Classes for this term end Wednesday. After that it's two weeks of exams. I can't afford any more time for this.

Either I put my time into this again, something I just don't care about anymore, and flunk out this term (which means I have to drop out of university for a year), or I try to study and squeak by. I'd rather squeak by. Because I honestly don't care about this anymore.

Like I said, NW doesn't mean anything to me anymore.

I would not have any regrets over not submitting this to them.

===

This is NOT worth dropping out of school for. And that's what it'll be if I continue.

===

What I have so far is vastly incomplete. The explanatory notes I had planned are essential. In terms of a complete work, I have basically less than 40%, nowhere near the 90% I need for something to be "good enough." (You might not understand this unless you're an artist.)

I DO NOT want this to go to them anymore. On that I WILL NOT change my mind.

If I finish this it is for my fans' sake, not for them.


This was my failing with my piano lessons...just before the Sundering, I was working on my performance diploma. After the Sundering, though, I lost interest in playing, but I kept on pushing, kept on pretending I could make it and finish this diploma, and it only broke me, and disappointed my family and my teacher more. I said that I'd be regretful forever, and that I did it for my teacher's peace of mind, but I ended up having no regrets. It was for MY peace of mind too.

For the final two years of my piano lessons, I was literally afraid to show up to my lessons, and of course, it shows when you haven't been practicing, and I'd get terribly upset when my teacher called on me for it. I was almost crying every lesson, trying to make up excuses fast enough to save myself. But my teacher knew that everything I was saying was a lie. It was simply the honest truth that I just didn't want to do it anymore, but I kept trying because everyone kept saying to me that I'm "so close to finishing, just do it."

I don't take that as a reason for doing something anymore.
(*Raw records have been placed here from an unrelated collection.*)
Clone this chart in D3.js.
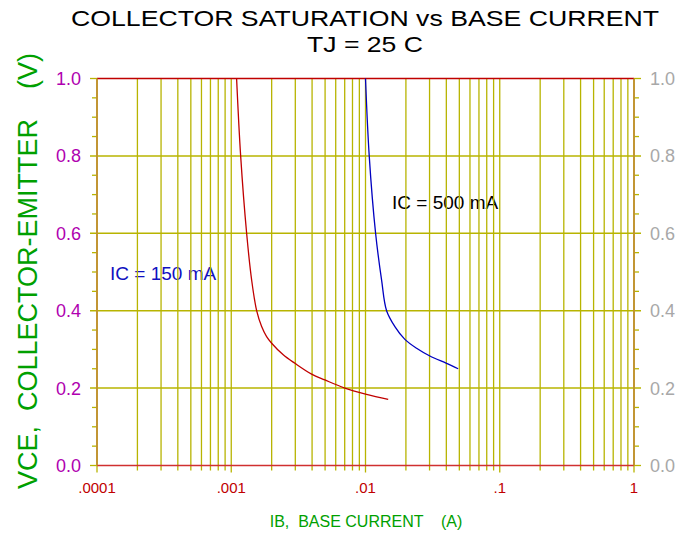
<!DOCTYPE html>
<html><head><meta charset="utf-8">
<script src="https://cdn.jsdelivr.net/npm/d3@7"></script>
<style>body{margin:0;background:#fff}svg{display:block}text{font-family:"Liberation Sans",Arial,sans-serif}</style>
</head><body>
<script>
const xTickValues = [0.0001, 0.001, 0.01, 0.1, 1];
const xTickLabels = [".0001", ".001", ".01", ".1", "1"];
const yTickValues = [0.0, 0.2, 0.4, 0.6, 0.8, 1.0];
const yTickLabels = ["0.0", "0.2", "0.4", "0.6", "0.8", "1.0"];
const ib150 = [0.001096, 0.001175, 0.001302, 0.001419, 0.001546, 0.001684, 0.001834, 0.002, 0.002439, 0.00298, 0.003969, 0.004985, 0.007023, 0.01019, 0.01476];
const vce150 = [1.0, 0.8, 0.6, 0.479, 0.400, 0.359, 0.333, 0.316, 0.286, 0.264, 0.236, 0.221, 0.200, 0.184, 0.171];
const ib500 = [0.01, 0.01066, 0.01189, 0.01318, 0.01436, 0.01655, 0.01965, 0.02402, 0.03017, 0.04018, 0.04899];
const vce500 = [1.0, 0.8, 0.6, 0.479, 0.400, 0.359, 0.326, 0.303, 0.283, 0.264, 0.250];
const seriesNames = ["IC = 150 mA", "IC = 500 mA"];

const W = 678, H = 533;
const L = 97, R = 634, T = 78.5, B = 465.5;
const svg = d3.select("body").append("svg").attr("width", W).attr("height", H);
const x = d3.scaleLog().domain([0.0001, 1]).range([L, R]);
const y = d3.scaleLinear().domain([0, 1]).range([B, T]);
const gridCol = "#b8b400";

// title
svg.append("text").attr("x", 365).attr("y", 26).attr("text-anchor", "middle")
  .attr("font-size", 22).attr("textLength", 588).attr("lengthAdjust", "spacingAndGlyphs")
  .attr("fill", "#000").text("COLLECTOR SATURATION vs BASE CURRENT");
svg.append("text").attr("x", 365).attr("y", 52).attr("text-anchor", "middle")
  .attr("font-size", 22).attr("textLength", 116).attr("lengthAdjust", "spacingAndGlyphs")
  .attr("fill", "#000").text("TJ = 25 C");

// labels (under grid)
svg.append("text").attr("x", 392).attr("y", 209).attr("font-size", 19).attr("fill", "#000").text(seriesNames[1]);
svg.append("text").attr("x", 110).attr("y", 280).attr("font-size", 19).attr("fill", "#1010c0").text(seriesNames[0]);

// vertical grid
const minorX = [];
for (let e = -4; e < 0; e++) for (let m = 1; m <= 9; m++) minorX.push(m * Math.pow(10, e));
minorX.push(1);
svg.append("g").selectAll("line").data(minorX).join("line")
  .attr("x1", d => x(d)).attr("x2", d => x(d))
  .attr("y1", T).attr("y2", d => xTickValues.some(v => Math.abs(v - d) / d < 1e-6) ? B + 7 : B + 5)
  .attr("stroke", gridCol).attr("stroke-width", 1.3);

// horizontal grid
svg.append("g").selectAll("line").data(yTickValues.slice(1, -1)).join("line")
  .attr("x1", L - 7).attr("x2", R + 7).attr("y1", d => y(d)).attr("y2", d => y(d))
  .attr("stroke", gridCol).attr("stroke-width", 1.5);

// minor y ticks
const minorY = d3.range(0.05, 1.0, 0.05).filter(v => Math.abs(v * 5 - Math.round(v * 5)) > 1e-6);
svg.append("g").selectAll("line").data(minorY).join("line")
  .attr("x1", L - 5).attr("x2", L).attr("y1", d => y(d)).attr("y2", d => y(d))
  .attr("stroke", gridCol).attr("stroke-width", 1.3);
svg.append("g").selectAll("line").data(minorY).join("line")
  .attr("x1", R).attr("x2", R + 5).attr("y1", d => y(d)).attr("y2", d => y(d))
  .attr("stroke", gridCol).attr("stroke-width", 1.3);
svg.append("g").selectAll("line").data([0, 1]).join("line")
  .attr("x1", L - 7).attr("x2", L).attr("y1", d => y(d)).attr("y2", d => y(d))
  .attr("stroke", gridCol).attr("stroke-width", 1.3);
svg.append("g").selectAll("line").data([0, 1]).join("line")
  .attr("x1", R).attr("x2", R + 7).attr("y1", d => y(d)).attr("y2", d => y(d))
  .attr("stroke", gridCol).attr("stroke-width", 1.3);

// frame
svg.append("line").attr("x1", L).attr("x2", R).attr("y1", T).attr("y2", T).attr("stroke", "#c00000").attr("stroke-width", 1.3);
svg.append("line").attr("x1", L).attr("x2", R).attr("y1", B).attr("y2", B).attr("stroke", "#d03030").attr("stroke-width", 1.5);
svg.append("line").attr("x1", L).attr("x2", L).attr("y1", T).attr("y2", B).attr("stroke", "#c09030").attr("stroke-width", 1.8);
svg.append("line").attr("x1", R).attr("x2", R).attr("y1", T).attr("y2", B).attr("stroke", "#c09030").attr("stroke-width", 1.8);

// curves
const lineGen = d3.line().x(d => x(d[0])).y(d => y(d[1])).curve(d3.curveCatmullRom);
svg.append("path").datum(ib150.map((v, i) => [v, vce150[i]])).attr("d", lineGen)
  .attr("fill", "none").attr("stroke", "#c00000").attr("stroke-width", 1.3);
svg.append("path").datum(ib500.map((v, i) => [v, vce500[i]])).attr("d", lineGen)
  .attr("fill", "none").attr("stroke", "#0000c0").attr("stroke-width", 1.3);

// y tick labels
svg.append("g").selectAll("text").data(yTickValues).join("text")
  .attr("x", 81).attr("y", d => y(d) + 6.5).attr("text-anchor", "end")
  .attr("font-size", 18).attr("fill", "#b000b0").text((d, i) => yTickLabels[i]);
svg.append("g").selectAll("text").data(yTickValues).join("text")
  .attr("x", 650).attr("y", d => y(d) + 6.5).attr("text-anchor", "start")
  .attr("font-size", 18).attr("fill", "#a8a8a8").text((d, i) => yTickLabels[i]);

// x tick labels
svg.append("g").selectAll("text").data(xTickValues).join("text")
  .attr("x", d => x(d)).attr("y", 493).attr("text-anchor", "middle")
  .attr("font-size", 15).attr("fill", "#c00000").text((d, i) => xTickLabels[i]);

// axis titles
svg.append("text").attr("x", 366).attr("y", 527).attr("text-anchor", "middle")
  .attr("font-size", 16).attr("fill", "#00a000").style("white-space", "pre")
  .text("IB,  BASE CURRENT    (A)");
svg.append("text").attr("transform", "translate(37,271) rotate(-90)").attr("text-anchor", "middle")
  .attr("font-size", 27).attr("fill", "#00a000").style("white-space", "pre")
  .text("VCE,  COLLECTOR-EMITTER    (V)");
</script>
</body></html>
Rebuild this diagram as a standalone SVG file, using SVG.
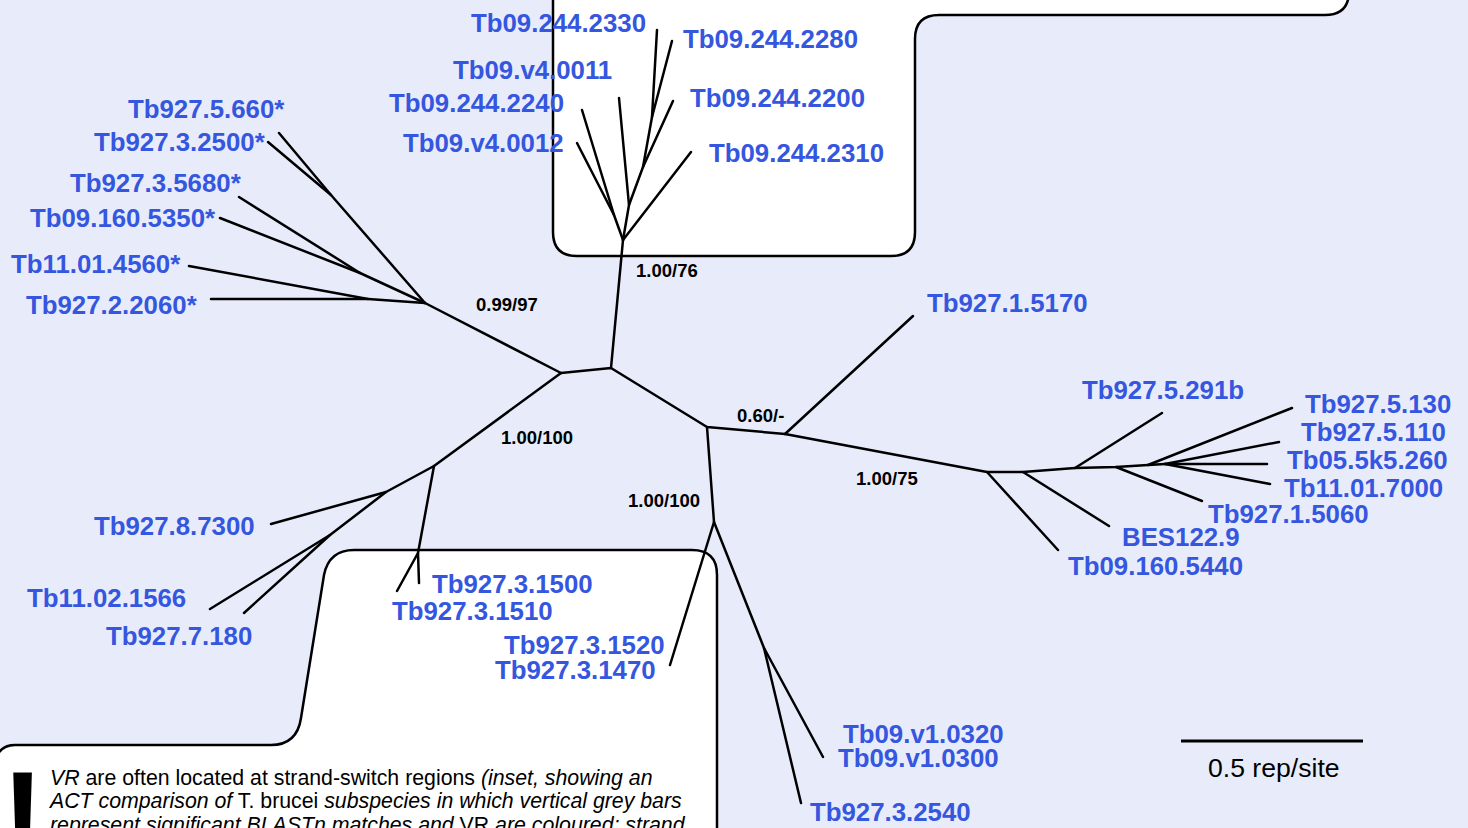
<svg xmlns="http://www.w3.org/2000/svg" width="1468" height="828" viewBox="0 0 1468 828">
<style>
.lbl{font-family:"Liberation Sans",Arial,sans-serif;font-weight:bold;font-size:25.8px;fill:#3556de}
.sup{font-family:"Liberation Sans",Arial,sans-serif;font-weight:bold;font-size:18.5px;fill:#000}
.br{stroke:#000;stroke-width:2.5;fill:none;stroke-linecap:round;stroke-linejoin:round}
.box{fill:#fff;stroke:#000;stroke-width:2.5}
.note{font-family:"Liberation Sans",Arial,sans-serif;font-size:21.3px;fill:#000}
</style>
<rect x="0" y="0" width="1468" height="828" fill="#e8ecfa"/>
<g id="inset-top">
<path class="box" d="M553,-5 L553,232 Q553,256 577,256 L891,256 Q915,256 915,232 L915,39 Q915,15 939,15 L1325,15 Q1349,15 1349,-9"/>
</g>
<g id="inset-bottom">
<path class="box" d="M-5,760 Q0,745 15,745 L271,745 Q297,745 301,718 L324,575 Q329,550 354,550 L692,550 Q717,550 717,575 L717,840 L-5,840 Z"/>
</g>
<g id="connectors">
<path class="br" d="M561,373 L611,368 L707,427 L785,434"/>
<path class="br" d="M611,368 L623,240"/>
<path class="br" d="M623,240 L629,205 L643,167 L652,117 L657,30"/>
<path class="br" d="M652,117 L672,41"/>
<path class="br" d="M643,167 L673,101"/>
<path class="br" d="M629,205 L619,98"/>
<path class="br" d="M623,240 L691,152"/>
<path class="br" d="M623,240 L614,215 L582,110"/>
<path class="br" d="M614,215 L577,143"/>
<path class="br" d="M561,373 L425,303"/>
<path class="br" d="M425,303 L331,195 L279,133"/>
<path class="br" d="M331,195 L268,142"/>
<path class="br" d="M425,303 L360,273 L239,197"/>
<path class="br" d="M360,273 L220,218"/>
<path class="br" d="M425,303 L368,299 L211,299"/>
<path class="br" d="M368,299 L189,266"/>
<path class="br" d="M561,373 L434,466 L386,492 L271,524"/>
<path class="br" d="M386,492 L330,535 L210,609"/>
<path class="br" d="M330,535 L244,613"/>
<path class="br" d="M434,466 L418,553 L419,583"/>
<path class="br" d="M418,553 L397,591"/>
<path class="br" d="M707,427 L714,522 L670,665"/>
<path class="br" d="M714,522 L764,648 L823,757"/>
<path class="br" d="M764,648 L801,803"/>
<path class="br" d="M785,434 L913,316"/>
<path class="br" d="M785,434 L987,472 L1023,472 L1075,468 L1116,467 L1148,465 L1165,464 L1267,464"/>
<path class="br" d="M987,472 L1058,550"/>
<path class="br" d="M1023,472 L1109,526"/>
<path class="br" d="M1075,468 L1162,413"/>
<path class="br" d="M1116,467 L1202,501"/>
<path class="br" d="M1148,465 L1292,408"/>
<path class="br" d="M1165,464 L1279,442"/>
<path class="br" d="M1165,464 L1270,484"/>
<path d="M1181,741 L1363,741" stroke="#000" stroke-width="3"/>
</g>
<g id="labels-top">
<text class="lbl" x="471" y="32">Tb09.244.2330</text>
<text class="lbl" x="683" y="48">Tb09.244.2280</text>
<text class="lbl" x="453" y="79">Tb09.v4.0011</text>
<text class="lbl" x="389" y="112">Tb09.244.2240</text>
<text class="lbl" x="690" y="107">Tb09.244.2200</text>
<text class="lbl" x="403" y="152">Tb09.v4.0012</text>
<text class="lbl" x="709" y="162">Tb09.244.2310</text>
</g>
<g id="labels-left">
<text class="lbl" x="128" y="118">Tb927.5.660*</text>
<text class="lbl" x="94" y="151">Tb927.3.2500*</text>
<text class="lbl" x="70" y="192">Tb927.3.5680*</text>
<text class="lbl" x="30" y="227">Tb09.160.5350*</text>
<text class="lbl" x="11" y="273">Tb11.01.4560*</text>
<text class="lbl" x="26" y="314">Tb927.2.2060*</text>
</g>
<g id="labels-bottom-left">
<text class="lbl" x="94" y="535">Tb927.8.7300</text>
<text class="lbl" x="27" y="607">Tb11.02.1566</text>
<text class="lbl" x="106" y="645">Tb927.7.180</text>
<text class="lbl" x="432" y="593">Tb927.3.1500</text>
<text class="lbl" x="392" y="620">Tb927.3.1510</text>
<text class="lbl" x="504" y="654">Tb927.3.1520</text>
<text class="lbl" x="495" y="679">Tb927.3.1470</text>
</g>
<g id="labels-bottom-middle">
<text class="lbl" x="843" y="743">Tb09.v1.0320</text>
<text class="lbl" x="838" y="767">Tb09.v1.0300</text>
<text class="lbl" x="810" y="821">Tb927.3.2540</text>
</g>
<g id="labels-right">
<text class="lbl" x="927" y="312">Tb927.1.5170</text>
<text class="lbl" x="1082" y="399">Tb927.5.291b</text>
<text class="lbl" x="1305" y="413">Tb927.5.130</text>
<text class="lbl" x="1301" y="441">Tb927.5.110</text>
<text class="lbl" x="1287" y="469">Tb05.5k5.260</text>
<text class="lbl" x="1284" y="497">Tb11.01.7000</text>
<text class="lbl" x="1208" y="523">Tb927.1.5060</text>
<text class="lbl" x="1122" y="546">BES122.9</text>
<text class="lbl" x="1068" y="575">Tb09.160.5440</text>
</g>
<g id="support">
<text class="sup" x="636" y="277">1.00/76</text>
<text class="sup" x="476" y="311">0.99/97</text>
<text class="sup" x="501" y="444">1.00/100</text>
<text class="sup" x="737" y="422">0.60/-</text>
<text class="sup" x="856" y="485">1.00/75</text>
<text class="sup" x="628" y="507">1.00/100</text>
</g>
<g id="scale">
<text x="1208" y="777" font-family="Liberation Sans,Arial,sans-serif" font-size="26.6" fill="#000">0.5 rep/site</text>
</g>
<g id="note">
<text x="1" y="862" font-family="Liberation Sans,Arial,sans-serif" font-weight="bold" font-size="130" fill="#000">!</text>
<text class="note" x="50" y="785"><tspan font-style="italic">VR</tspan> are often located at strand-switch regions <tspan font-style="italic">(inset, showing an</tspan></text>
<text class="note" x="50" y="808"><tspan font-style="italic">ACT comparison of</tspan> T. brucei <tspan font-style="italic">subspecies in which vertical grey bars</tspan></text>
<text class="note" x="50" y="832"><tspan font-style="italic">represent significant BLASTn matches and</tspan> VR <tspan font-style="italic">are coloured; strand</tspan></text>
</g>
</svg>
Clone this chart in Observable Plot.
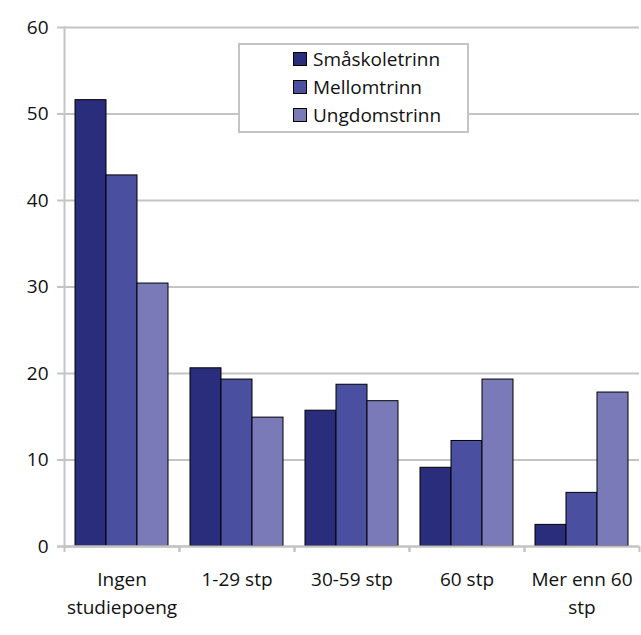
<!DOCTYPE html>
<html>
<head>
<meta charset="utf-8">
<script src="https://cdn.jsdelivr.net/npm/d3@7"></script>
<script src="https://cdn.jsdelivr.net/npm/@observablehq/plot@0.6"></script>
<style>
  html, body { margin: 0; padding: 0; background: white; }
  #wrap { position: relative; width: 641px; height: 635px; font-family: "Open Sans", sans-serif; }
  #wrap svg text { font-size: 19px; }
  #legend { position: absolute; left: 238px; top: 43px; width: 227px; height: 86px;
            border: 2px solid #c4c4c4; background: white; box-sizing: content-box; }
  .row { position: absolute; left: 53px; height: 28px; display: flex; align-items: center;
         font-size: 19px; color: #111; }
  .sw { width: 12px; height: 12px; border: 1px solid #000; margin-right: 6px; }
</style>
</head>
<body>
<div id="wrap"></div>
<script>
const categories = ["Ingen\nstudiepoeng", "1-29 stp", "30-59 stp", "60 stp", "Mer enn 60\nstp"];
const series = ["Småskoletrinn", "Mellomtrinn", "Ungdomstrinn"];
const smaskoletrinn = [51.6, 20.6, 15.7, 9.1, 2.5];
const mellomtrinn = [42.9, 19.3, 18.7, 12.2, 6.2];
const ungdomstrinn = [30.4, 14.9, 16.8, 19.3, 17.8];
const colors = ["#2a2d7c", "#4b4f9f", "#7b7ab8"];
const yTicks = [0, 10, 20, 30, 40, 50, 60];

const values = [smaskoletrinn, mellomtrinn, ungdomstrinn];
const data = [];
categories.forEach((c, i) => series.forEach((s, j) => data.push({cat: c, series: s, value: values[j][i]})));

const W = 641, H = 635, ML = 64, MR = 2, MT = 27, MB = 89;
const step = (W - ML - MR) / categories.length;
const grid = "#c4c4c4";

const chart = Plot.plot({
  width: W, height: H,
  marginLeft: ML, marginRight: MR, marginTop: MT, marginBottom: MB,
  style: {fontFamily: "'Open Sans', sans-serif", fontSize: "19px", color: "#111", background: "white", overflow: "visible"},
  fx: {domain: categories, padding: 0, label: null, axis: null},
  x: {domain: series, paddingInner: 0, paddingOuter: 0.34, axis: null},
  y: {domain: [0, 60], label: null, axis: null},
  color: {domain: series, range: colors},
  marks: [
    Plot.gridY(yTicks, {stroke: grid, strokeWidth: 2, strokeOpacity: 1}),
    Plot.barY(data, {fx: "cat", x: "series", y: "value", fill: "series", stroke: "#000", strokeWidth: 1}),
    Plot.ruleY([0], {stroke: grid, strokeWidth: 2}),
    Plot.ruleY([0], {stroke: grid, strokeWidth: 2, facetAnchor: "left", insetLeft: -7}),
    Plot.frame({anchor: "left", facetAnchor: "left", stroke: grid, strokeWidth: 2}),
    Plot.axisY(yTicks, {tickSize: 7, tickPadding: 9, stroke: grid, strokeWidth: 2, label: null, fontSize: 19}),
    Plot.axisFx({anchor: "bottom", tickSize: 0, tickPadding: 20, lineHeight: 1.45, label: null, fontSize: 19}),
    Plot.axisFx({anchor: "bottom", text: null, tickSize: 6, dx: -step / 2, stroke: grid, strokeWidth: 2, label: null}),
    Plot.axisFx([categories[categories.length - 1]], {anchor: "bottom", text: null, tickSize: 6, dx: step / 2, stroke: grid, strokeWidth: 2, label: null})
  ]
});

const wrap = document.getElementById("wrap");
wrap.appendChild(chart);

const legend = document.createElement("div");
legend.id = "legend";
series.forEach((s, i) => {
  const row = document.createElement("div");
  row.className = "row";
  row.style.top = (i * 28) + "px";
  const sw = document.createElement("div");
  sw.className = "sw";
  sw.style.background = colors[i];
  const t = document.createElement("span");
  t.textContent = s;
  row.appendChild(sw);
  row.appendChild(t);
  legend.appendChild(row);
});
wrap.appendChild(legend);
</script>
</body>
</html>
The one thing I learned from that experience is that one needs to know when to stop. And I have reached that point. Any further and all that will ever happen is a downward spiral. There is no door to close.

THIS ENDS NOW.

Date: 2006-04-11 09:24 am (UTC)
From: [identity profile] chaotic-lady.livejournal.com
Good luck for your exams and school stuff. {{{kyra}}}

Maybe after the exams you find time and ideas again to finish your cd, even if it's just that the cd will be finished. But I will be the last person to nag you in that case.